Gurevich and Harani contended that a 1989 account of the murder, published in Orthodox America, a publication of the Russian Orthodox Church Outside Russia, became the basis of an anti-Semitic ritual murder narrative, according to which a group of anti-Christianity Jews first harassed Philoumenos and destroyed Christian holy objects at the monastery, then murdered him.

==Veneration==
===Sanctification===
In 2009, the Greek Orthodox Patriarchate of Jerusalem recognised him as a holy martyr of the Eastern Orthodox Church, a "new hieromartyr", thirty years after his martyrdom.
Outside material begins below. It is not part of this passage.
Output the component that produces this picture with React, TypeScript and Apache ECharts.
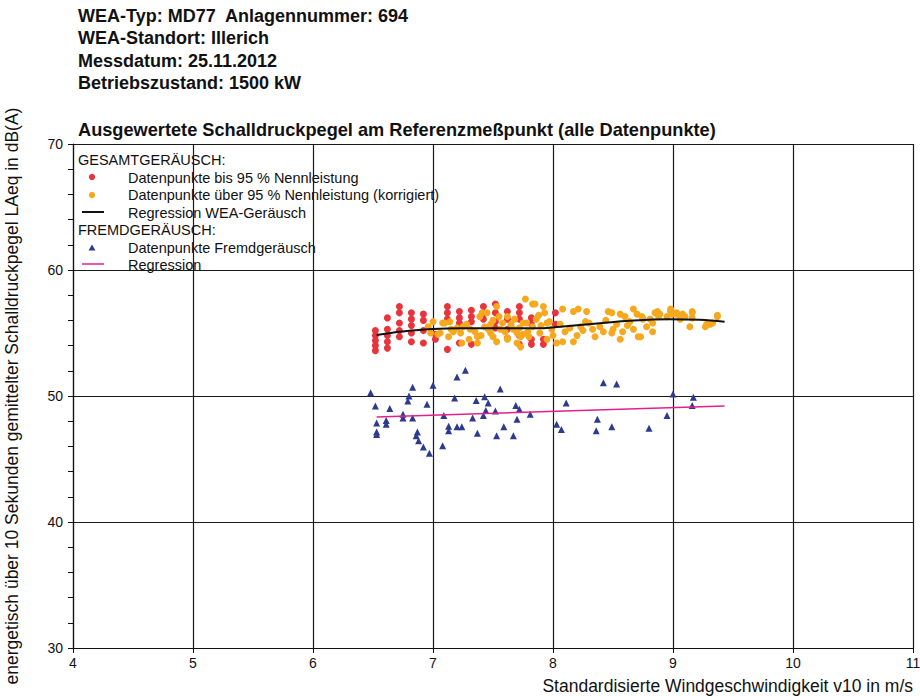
import React, { useEffect, useRef } from "react";
import * as echarts from "echarts";

const FONT = "'Liberation Sans', Arial, Helvetica, sans-serif";

const headerLines = [
  "WEA-Typ: MD77  Anlagennummer: 694",
  "WEA-Standort: Illerich",
  "Messdatum: 25.11.2012",
  "Betriebszustand: 1500 kW",
];
const chartTitle = "Ausgewertete Schalldruckpegel am Referenzmeßpunkt (alle Datenpunkte)";
const xAxisName = "Standardisierte Windgeschwindigkeit v10 in m/s";
const yAxisName = "energetisch über 10 Sekunden gemittelter Schalldruckpegel LAeq in dB(A)";

const legendGroup1 = "GESAMTGERÄUSCH:";
const legendGroup2 = "FREMDGERÄUSCH:";
const nameRed = "Datenpunkte bis 95 % Nennleistung";
const nameOrange = "Datenpunkte über 95 % Nennleistung (korrigiert)";
const nameBlack = "Regression WEA-Geräusch";
const nameBlue = "Datenpunkte Fremdgeräusch";
const nameMagenta = "Regression";

const xTicks = [4, 5, 6, 7, 8, 9, 10, 11];
const yTicks = [30, 40, 50, 60, 70];

// Datenpunkte bis 95 % Nennleistung
const redPoints: number[][] = [
  [6.52, 55.2], [6.52, 54.8], [6.52, 54.4], [6.52, 54.0], [6.52, 53.6],
  [6.62, 56.2], [6.62, 55.3], [6.62, 54.8], [6.62, 54.3], [6.62, 53.8],
  [6.72, 57.1], [6.72, 56.6], [6.72, 55.8], [6.72, 55.2], [6.72, 54.7],
  [6.82, 56.6], [6.82, 56.1], [6.82, 55.6], [6.82, 55.0], [6.82, 54.3],
  [6.92, 56.5], [6.92, 56.0], [6.92, 55.2], [6.92, 54.2],
  [7.02, 54.9], [7.02, 54.5],
  [7.12, 57.1], [7.12, 56.6], [7.12, 56.1], [7.12, 53.7],
  [7.22, 56.7], [7.22, 56.2], [7.22, 55.8], [7.22, 54.2],
  [7.32, 56.8], [7.32, 56.3], [7.32, 55.9], [7.32, 54.1],
  [7.42, 57.1], [7.42, 56.6], [7.42, 56.1],
  [7.52, 57.3], [7.52, 56.6], [7.52, 55.9], [7.52, 55.4],
  [7.62, 56.7], [7.62, 56.1], [7.62, 55.3], [7.62, 54.6],
  [7.72, 57.1], [7.72, 56.6], [7.72, 56.1], [7.72, 54.8], [7.72, 54.1],
  [7.82, 56.2], [7.82, 55.7], [7.82, 54.5], [7.82, 54.1],
  [7.92, 54.5], [7.92, 54.1],
  [8.02, 56.6], [8.02, 55.7],
];

// Datenpunkte über 95 % Nennleistung (korrigiert)
const orangePoints: number[][] = [
  [7.08, 55.8], [7.14, 55.9], [7.17, 55.1], [7.13, 54.7], [7.23, 55.0], [7.31, 55.3],
  [7.37, 54.7], [7.41, 56.6], [7.43, 55.5], [7.48, 55.0], [7.53, 57.1], [7.58, 55.8],
  [7.62, 54.6], [7.67, 55.3], [7.70, 54.2], [7.77, 57.7], [7.78, 55.8], [7.79, 55.1],
  [7.53, 54.3], [7.37, 54.2], [7.24, 54.2], [7.04, 54.9], [7.56, 55.3], [7.73, 54.7],
  [7.48, 55.7], [7.25, 55.5], [7.0, 55.9], [7.1, 55.8], [7.06, 55.0], [7.62, 56.3],
  [7.83, 57.3], [7.45, 56.6], [7.39, 56.3], [7.70, 55.0], [7.62, 54.5], [7.73, 53.9],
  [7.85, 57.3], [7.92, 57.1], [7.93, 56.6], [8.08, 56.9], [8.17, 56.7], [8.21, 56.9],
  [8.28, 56.7], [8.46, 56.7], [8.49, 56.6], [8.56, 56.5], [8.60, 56.3], [8.67, 56.9],
  [8.70, 56.5], [8.87, 56.7], [8.89, 56.5], [8.98, 56.7], [9.03, 56.6], [9.08, 56.5],
  [9.16, 56.7], [9.16, 56.2], [9.37, 56.4], [9.31, 55.7], [9.27, 55.5], [9.14, 55.5],
  [8.83, 55.8], [8.83, 55.1], [8.71, 54.7], [8.67, 55.3], [8.58, 55.1], [8.56, 54.5],
  [8.49, 55.0], [8.42, 55.1], [8.33, 55.3], [8.27, 55.9], [8.17, 54.3], [8.08, 54.3],
  [8.06, 55.7], [8.14, 55.4], [8.23, 55.5], [8.39, 55.5], [8.53, 55.7], [8.64, 55.9],
  [8.75, 56.1], [8.78, 55.5], [8.95, 56.3], [9.06, 56.1], [7.99, 55.3], [7.89, 55.0],
  [7.83, 55.5], [7.75, 55.8], [7.95, 54.5], [8.03, 54.2],
  [8.85, 56.6], [8.88, 56.3], [8.98, 56.9], [8.99, 56.5], [9.10, 56.3], [9.16, 56.6],
  [9.28, 55.7], [9.33, 55.8], [9.37, 56.3], [8.81, 56.1], [8.74, 56.3], [8.73, 54.7],
  [9.03, 56.5], [6.96, 55.5], [6.98, 55.0],
  [7.2, 55.4], [7.28, 55.7], [7.35, 55.1], [7.4, 54.8], [7.46, 55.3], [7.5, 56.0],
  [7.6, 55.1], [7.65, 55.7], [7.72, 55.4], [7.8, 54.7], [7.86, 56.1], [7.9, 55.6],
  [7.97, 55.9], [8.0, 54.8], [8.1, 55.1], [8.2, 54.8], [8.25, 55.2], [8.3, 55.8],
  [8.35, 54.7], [8.44, 56.0], [8.5, 55.3], [8.62, 55.6], [7.15, 55.3], [7.3, 54.5],
  [7.5, 54.7], [7.55, 56.3], [7.68, 56.1], [7.75, 54.9], [7.88, 56.4], [7.95, 55.8],
];

// Regression WEA-Geräusch
const blackRegression: number[][] = [
  [6.53, 54.84], [6.66, 55.02], [6.8, 55.18], [7.0, 55.32], [7.22, 55.37], [7.86, 55.37],
  [8.06, 55.5], [8.39, 55.77], [8.64, 55.98], [8.97, 56.1], [9.22, 56.05], [9.43, 55.9],
];

// Datenpunkte Fremdgeräusch
const bluePoints: number[][] = [
  [6.48, 50.25], [6.52, 49.2], [6.64, 49.0], [6.83, 50.7], [6.8, 50.0], [6.79, 49.6],
  [6.95, 49.35], [7.0, 50.85], [6.75, 48.55], [6.75, 48.25], [6.83, 48.25], [6.53, 47.85],
  [6.53, 47.15], [6.53, 46.95], [6.61, 48.05], [6.61, 47.75], [6.87, 47.15], [6.86, 46.85],
  [6.88, 46.45], [6.92, 45.95], [6.97, 45.45], [7.08, 46.05], [7.09, 48.45], [7.2, 51.5],
  [7.18, 49.85], [7.13, 47.6], [7.13, 47.25], [7.2, 47.55], [7.24, 47.55], [7.27, 52.05],
  [7.33, 48.25], [7.36, 49.65], [7.37, 47.05], [7.43, 49.95], [7.46, 49.45], [7.44, 48.85],
  [7.42, 48.45], [7.52, 48.8], [7.56, 50.55], [7.59, 47.55], [7.53, 46.85], [7.69, 49.25],
  [7.72, 48.95], [7.7, 48.15], [7.67, 46.85], [7.81, 48.55], [8.42, 51.05], [8.53, 50.95],
  [8.11, 49.45], [8.03, 47.75], [8.07, 47.35], [8.37, 48.15], [8.36, 47.25], [8.49, 47.55],
  [8.8, 47.45], [8.95, 48.45], [9.0, 50.15], [9.17, 49.9], [9.16, 49.25],
];

// Regression Fremdgeräusch
const magentaRegression: number[][] = [
  [6.53, 48.33], [9.43, 49.21],
];

const RED = "#e8343c";
const ORANGE = "#f6a81e";
const BLUE = "#2c3b8e";
const MAGENTA = "#e3208e";
const BLACK = "#111111";

export default function App() {
  const ref = useRef<HTMLDivElement>(null);

  useEffect(() => {
    if (!ref.current) return;
    const chart = echarts.init(ref.current, undefined, { renderer: "svg" });

    const txt = (text: string, x: number, y: number, size: number, bold = false) => ({
      type: "text",
      x,
      y,
      style: {
        text,
        fill: "#111",
        font: `${bold ? "bold " : ""}${size}px ${FONT}`,
        textAlign: "left",
        textVerticalAlign: "middle",
        align: "left",
        verticalAlign: "middle",
      },
    });

    const legendLeft = 78;
    const itemX = 128;
    const symX = 92;

    const option: any = {
      animation: false,
      backgroundColor: "#ffffff",
      grid: {
        left: 73,
        right: 7,
        top: 144,
        bottom: 48,
        containLabel: false,
        outerBoundsMode: "none",
      },
      xAxis: {
        type: "value",
        min: xTicks[0],
        max: xTicks[xTicks.length - 1],
        interval: 1,
        name: xAxisName,
        nameLocation: "end",
        nameGap: 0,
        nameTextStyle: {
          fontFamily: FONT,
          fontSize: 17.5,
          color: "#111",
          align: "right",
          verticalAlign: "top",
          padding: [29, 0, 0, 0],
        },
        axisLine: { show: true, onZero: false, lineStyle: { color: "#111", width: 1.2 } },
        axisTick: { show: true, inside: false, length: 5, lineStyle: { color: "#111" } },
        axisLabel: { fontFamily: FONT, fontSize: 14, color: "#111", margin: 8 },
        splitLine: { show: true, lineStyle: { color: "#1a1a1a", width: 1.2 } },
      },
      yAxis: {
        type: "value",
        min: yTicks[0],
        max: yTicks[yTicks.length - 1],
        interval: 10,
        name: yAxisName,
        nameLocation: "middle",
        nameGap: 52,
        nameTextStyle: { fontFamily: FONT, fontSize: 17.5, color: "#111" },
        axisLine: { show: true, onZero: false, lineStyle: { color: "#111", width: 1.2 } },
        axisTick: { show: true, inside: false, length: 5, lineStyle: { color: "#111" } },
        minorTick: { show: true, splitNumber: 5, length: 5, lineStyle: { color: "#111", width: 1 } },
        axisLabel: { fontFamily: FONT, fontSize: 14, color: "#111", margin: 10 },
        splitLine: { show: true, lineStyle: { color: "#1a1a1a", width: 1.2 } },
      },
      series: [
        {
          name: nameRed,
          type: "scatter",
          data: redPoints,
          symbol: "circle",
          symbolSize: 7,
          itemStyle: { color: RED, opacity: 1 },
          z: 2,
        },
        {
          name: nameOrange,
          type: "scatter",
          data: orangePoints,
          symbol: "circle",
          symbolSize: 7,
          itemStyle: { color: ORANGE, opacity: 1 },
          z: 3,
        },
        {
          name: nameBlack,
          type: "line",
          data: blackRegression,
          smooth: 0.4,
          showSymbol: false,
          lineStyle: { color: BLACK, width: 2 },
          z: 5,
        },
        {
          name: nameBlue,
          type: "scatter",
          data: bluePoints,
          symbol: "triangle",
          symbolSize: 7,
          itemStyle: { color: BLUE, opacity: 1 },
          z: 3,
        },
        {
          name: nameMagenta,
          type: "line",
          data: magentaRegression,
          showSymbol: false,
          lineStyle: { color: MAGENTA, width: 1.5 },
          z: 4,
        },
      ],
      graphic: [
        ...headerLines.map((t, i) => txt(t, 78, 16 + i * 22.4, 18, true)),
        txt(chartTitle, 78, 130, 18.2, true),
        {
          type: "group",
          z: 100,
          children: [
            {
              type: "rect",
              shape: { x: 74, y: 145, width: 370, height: 123 },
              style: { fill: "#ffffff", stroke: "none" },
            },
            txt(legendGroup1, legendLeft, 160, 14.5),
            { type: "circle", shape: { cx: symX, cy: 177, r: 3.2 }, style: { fill: RED } },
            txt(nameRed, itemX, 178, 14.5),
            { type: "circle", shape: { cx: symX, cy: 195, r: 3.2 }, style: { fill: ORANGE } },
            txt(nameOrange, itemX, 195, 14.5),
            {
              type: "line",
              shape: { x1: 82, y1: 212, x2: 104, y2: 212 },
              style: { stroke: BLACK, lineWidth: 2 },
            },
            txt(nameBlack, itemX, 213, 14.5),
            txt(legendGroup2, legendLeft, 230, 14.5),
            {
              type: "polygon",
              shape: { points: [[92, 244.5], [95.5, 250.5], [88.5, 250.5]] },
              style: { fill: BLUE },
            },
            txt(nameBlue, itemX, 248, 14.5),
            {
              type: "line",
              shape: { x1: 82, y1: 264, x2: 104, y2: 264 },
              style: { stroke: MAGENTA, lineWidth: 1.5 },
            },
            txt(nameMagenta, itemX, 265, 14.5),
          ],
        },
      ],
    };

    chart.setOption(option);
    return () => chart.dispose();
  }, []);

  return (
    <div
      ref={ref}
      style={{ position: "fixed", left: 0, top: 0, width: 920, height: 696, background: "#fff" }}
    />
  );
}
The "careful" wording of the pronouncement of the Jerusalem Patriarchate that canonized Philoumenos makes no mention of murderer's faith or ethnicity; he is described as a "vile man", a "heterodox fanatic visitor" and, inaccurately, as an individual who "with an axe, opened a deep cut across his forehead, cut off the fingers of his right hand, and upon escaping threw a grenade which ended the Father's life."

===Relics===
Philoumenos was buried in Jerusalem in the Orthodox cemetery on Mount Zion. Veneration extended to an alleged exhumation of Philoumenos' body four years after his death by members of the Greek Orthodox Church of Jerusalem who testified that Patriarch Diodoros confirmed that the body was "producing a pleasant fragrance" and that "the rest of the body was incorrupt." The body was translated from the cemetery on Mount Zion to the newly rebuilt pilgrimage church at Jacob's Well in 2008.

Philoumenos' relics have traveled to locations including his home island of Cyprus where they have been venerated.
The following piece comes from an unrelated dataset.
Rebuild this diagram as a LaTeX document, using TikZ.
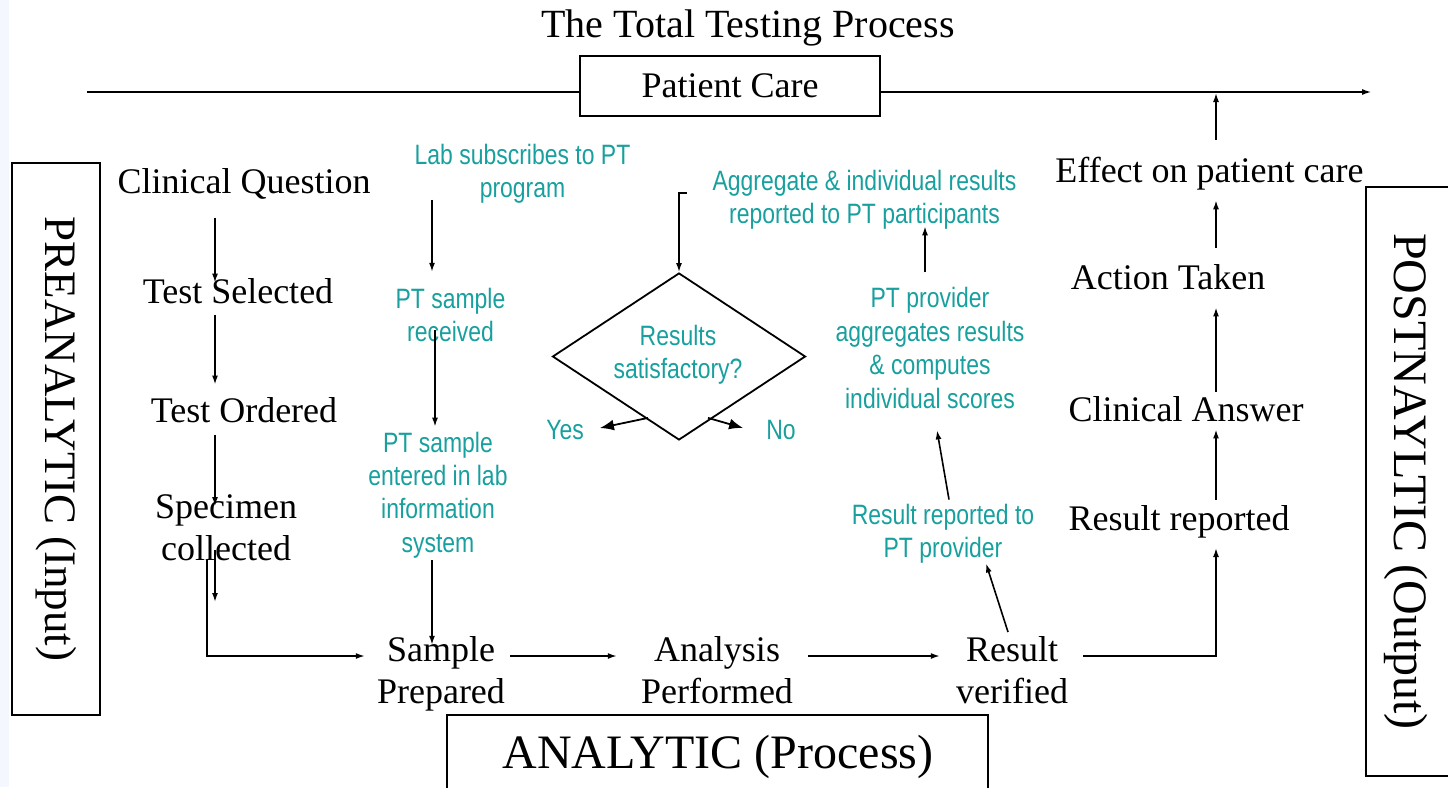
\documentclass[tikz,border=0pt]{standalone}
\usepackage{fontspec}
\setmainfont{Liberation Serif}
\newfontfamily\tealfont[FakeStretch=0.82]{Liberation Sans}
\usetikzlibrary{arrows.meta,shapes.geometric}
\definecolor{tealtxt}{RGB}{24,160,158}
\definecolor{stripblue}{RGB}{244,247,253}
\tikzset{
  lbl/.style={font=\fontsize{36}{42}\selectfont, align=center, inner sep=0pt},
  tlbl/.style={font=\tealfont\fontsize{28}{33.4}\selectfont, text=tealtxt, align=center, inner sep=0pt},
  bigtxt/.style={font=\fontsize{48}{56}\selectfont, inner sep=0pt},
  arr/.style={line width=1.6pt, -{Latex[length=9pt,width=6pt]}},
  bigarr/.style={line width=1.8pt, -{Latex[length=14pt,width=11pt]}},
  boxline/.style={draw, line width=2pt},
}
\begin{document}
\begin{tikzpicture}[x=1pt,y=-1pt]
\useasboundingbox (0,0) rectangle (1448,787);
\clip (0,0) rectangle (1448,787);
\fill[stripblue] (0,0) rectangle (9,787);
% helper coordinates
\coordinate (colA) at (215,0);
\coordinate (colB) at (207,0);
\coordinate (colM) at (432,0);
\coordinate (colM2) at (435,0);
\coordinate (colR) at (1216,0);
\coordinate (colT) at (925,0);
\coordinate (rowA) at (0,656);
\coordinate (tl) at (87,92);
\coordinate (tr) at (1372,92);
\coordinate (dend) at (215,602);

% title and patient care
\node[lbl, font=\fontsize{40}{48}\selectfont] (title) at (748,28) {The Total Testing Process};
\node[lbl, boxline, minimum width=300pt, minimum height=60pt] (pc) at (730,86) {Patient Care};

% side boxes
\node[boxline, rotate=-90, minimum width=552pt, minimum height=88pt, inner sep=0pt,
      font=\fontsize{45}{54}\selectfont] (pre) at (56,439) {PREANALYTIC (Input)};
\node[boxline, minimum width=110pt, minimum height=589pt, inner sep=0pt] (postbox) at (1421,481.5) {};
\node[rotate=-90, bigtxt] (post) at (1406,481.5) {POSTNAYLTIC (Output)};
\node[boxline, minimum width=541pt, minimum height=120pt, inner sep=0pt] (anabox) at (717.5,775) {};
\node[bigtxt] (ana) at (718,757) {ANALYTIC (Process)};

% preanalytic steps
\node[lbl] (cq) at (244,184) {Clinical Question};
\node[lbl] (ts) at (238,291) {Test Selected};
\node[lbl] (to) at (244,410) {Test Ordered};
\node[lbl] (sc) at (226,528) {Specimen\\collected};

% analytic steps
\node[lbl] (sp) at (441,674) {Sample\\Prepared};
\node[lbl] (ap) at (717,670.5) {Analysis\\Performed};
\node[lbl] (rv) at (1012,670.5) {Result\\verified};

% postanalytic steps
\node[lbl] (rr) at (1179,521.5) {Result reported};
\node[lbl] (ca) at (1186,409.6) {Clinical Answer};
\node[lbl] (at) at (1168,277.6) {Action Taken};
\node[lbl] (ep) at (1209.5,173.6) {Effect on patient care};

% PT (teal) items
\node[tlbl] (lab) at (522.5,174) {Lab subscribes to PT\\program};
\node[tlbl] (ptr) at (450.5,315) {PT sample\\received};
\node[tlbl] (pte) at (438,495) {PT sample\\entered in lab\\information\\system};
\node[draw, diamond, line width=1.8pt, minimum width=253pt, minimum height=167pt, inner sep=0pt] (dia) at (679,356.5) {};
\node[tlbl] (diat) at (678,355) {Results\\satisfactory?};
\node[tlbl] (yes) at (565,430) {Yes};
\node[tlbl] (no) at (781,430) {No};
\node[tlbl] (agg) at (864.5,199.7) {Aggregate \& individual results\\reported to PT participants};
\node[tlbl] (ptp) at (930,348) {PT provider\\aggregates results\\\& computes\\individual scores};
\node[tlbl] (rpt) at (943,533.5) {Result reported to\\PT provider};

% top line
\draw[line width=2pt] (tl) -- (pc.west |- tl);
\draw[line width=2pt, -{Latex[length=10pt,width=6pt]}] (pc.east |- tl) -- (tr);

% preanalytic arrows
\draw[arr, shorten <=18pt, shorten >=-4.5pt] (cq.south -| colA) -- (ts.north -| colA);
\draw[arr, shorten <=11.6pt, shorten >=12.6pt] (ts.south -| colA) -- (to.north -| colA);
\draw[arr, shorten <=12.6pt, shorten >=-11.4pt] (to.south -| colA) -- (sc.north -| colA);
\draw[arr, shorten <=-11.4pt] (sc.south -| colA) -- (dend);
\draw[arr, shorten <=-1.4pt, shorten >=12pt] (sc.south -| colB) |- (sp.west |- rowA);

% analytic arrows
\draw[arr, shorten <=5pt, shorten >=24pt] (sp.east |- rowA) -- (ap.west |- rowA);
\draw[arr, shorten <=15pt, shorten >=16pt] (ap.east |- rowA) -- (rv.west |- rowA);
\draw[arr, shorten <=15pt, shorten >=10pt] (rv.east |- rowA) -| (rr.south -| colR);

% postanalytic arrows
\draw[arr, shorten <=5pt, shorten >=7pt] (rr.north -| colR) -- (ca.south -| colR);
\draw[arr, shorten <=5pt, shorten >=17pt] (ca.north -| colR) -- (at.south -| colR);
\draw[arr, shorten <=17pt, shorten >=10pt] (at.north -| colR) -- (ep.south -| colR);
\draw[arr, shorten <=17pt, shorten >=1pt] (ep.north -| colR) -- (colR |- tl);

% PT arrows
\draw[arr, shorten <=-4pt, shorten >=16pt] (lab.south -| colM) -- (ptr.north -| colM);
\draw[arr, shorten <=-12pt, shorten >=5pt] (ptr.south -| colM2) -- (pte.north -| colM2);
\draw[arr, shorten <=2pt, shorten >=-8.3pt] (pte.south -| colM) -- (sp.north -| colM);
\draw[arr] ([xshift=-25.5pt,yshift=6.7pt]agg.west) -| (dia.north);
\draw[bigarr] ([xshift=-31pt,yshift=23pt]dia.south) -- ([xshift=16pt,yshift=2pt]yes.east);
\draw[bigarr] ([xshift=29pt,yshift=23pt]dia.south) -- ([xshift=-23pt,yshift=2pt]no.west);
\draw[arr] ([xshift=-4pt,yshift=4.6pt]rv.north) -- ([xshift=43pt]rpt.south);
\draw[arr] ([xshift=6pt,yshift=4pt]rpt.north) -- ([xshift=7pt,yshift=-21.8pt]ptp.south);
\draw[arr, shorten <=15pt, shorten >=-3.3pt] (ptp.north -| colT) -- (agg.south -| colT);
\end{tikzpicture}
\end{document}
===Cyprus church; antisemitic depiction===
A new church in Nicosia, Cyprus, was dedicated to Philoumenos in 2004. In 2008 reports of an anti-Semitic painting in Cyprus' Machairas Monastery that shows a stereotyped image of an ultra-Orthodox Jew about to attack Philoumenos with an ax produced a promise from Cypriot Church authorities that the painting would be altered to remove the antisemitic imagery; as of 2016 it was still unaltered.

===Feast day===
His feast day is celebrated on November 16 (O.S.) / 29 (N.S.), as per the decision of the Patriarchate of Jerusalem in 2009, seconded by the same resolution by the Patriarchate of Moscow and all Russia in 2010.

Churches on the New Calendar list his feast day directly on 29 November (N.S.).

===Orthodox hymns===
Troparion (Tone 3)
Vanquisher of daemons,
dispeller of the powers of darkness,
by thy meekness thou hast inherited the earth
and reignest in the Heavens;
intercede, therefore, with our Merciful God,
that our souls may be saved.

Troparion (Tone 4)
At Jacob's Well you were proved well named:
loving Christ, confessing Him, pouring out your sacred blood.
Being faithful in small things you were set over great.
Worshipping in Spirit and in Truth,
you are now Guardian of the Holy Places forever.
Apolytikion

Τῆς Ὀρούντης τὸν γόνον, νήσου Κύπρου τὸ βλάστημα, καὶ ἱερομάρτυρα νέον Ἰακὼβ θείου Φρέατος, Φιλούμενον, τιμήσωμεν, πιστοί, ὡς πρόμαχον τῆς πίστεως ἡμῶν, καὶ ἀήττητον ὁπλίτην Χριστοῦ τῆς ἀληθείας πόθῳ κράζοντες· Δόξα τῷ σὲ δοξάσαντι Χριστῷ, δόξα τῷ σὲ ἀφθαρτίσαντι, δόξα τῷ σὲ ἡμῖν χειραγωγὸν πρὸς πόλον δείξαντι.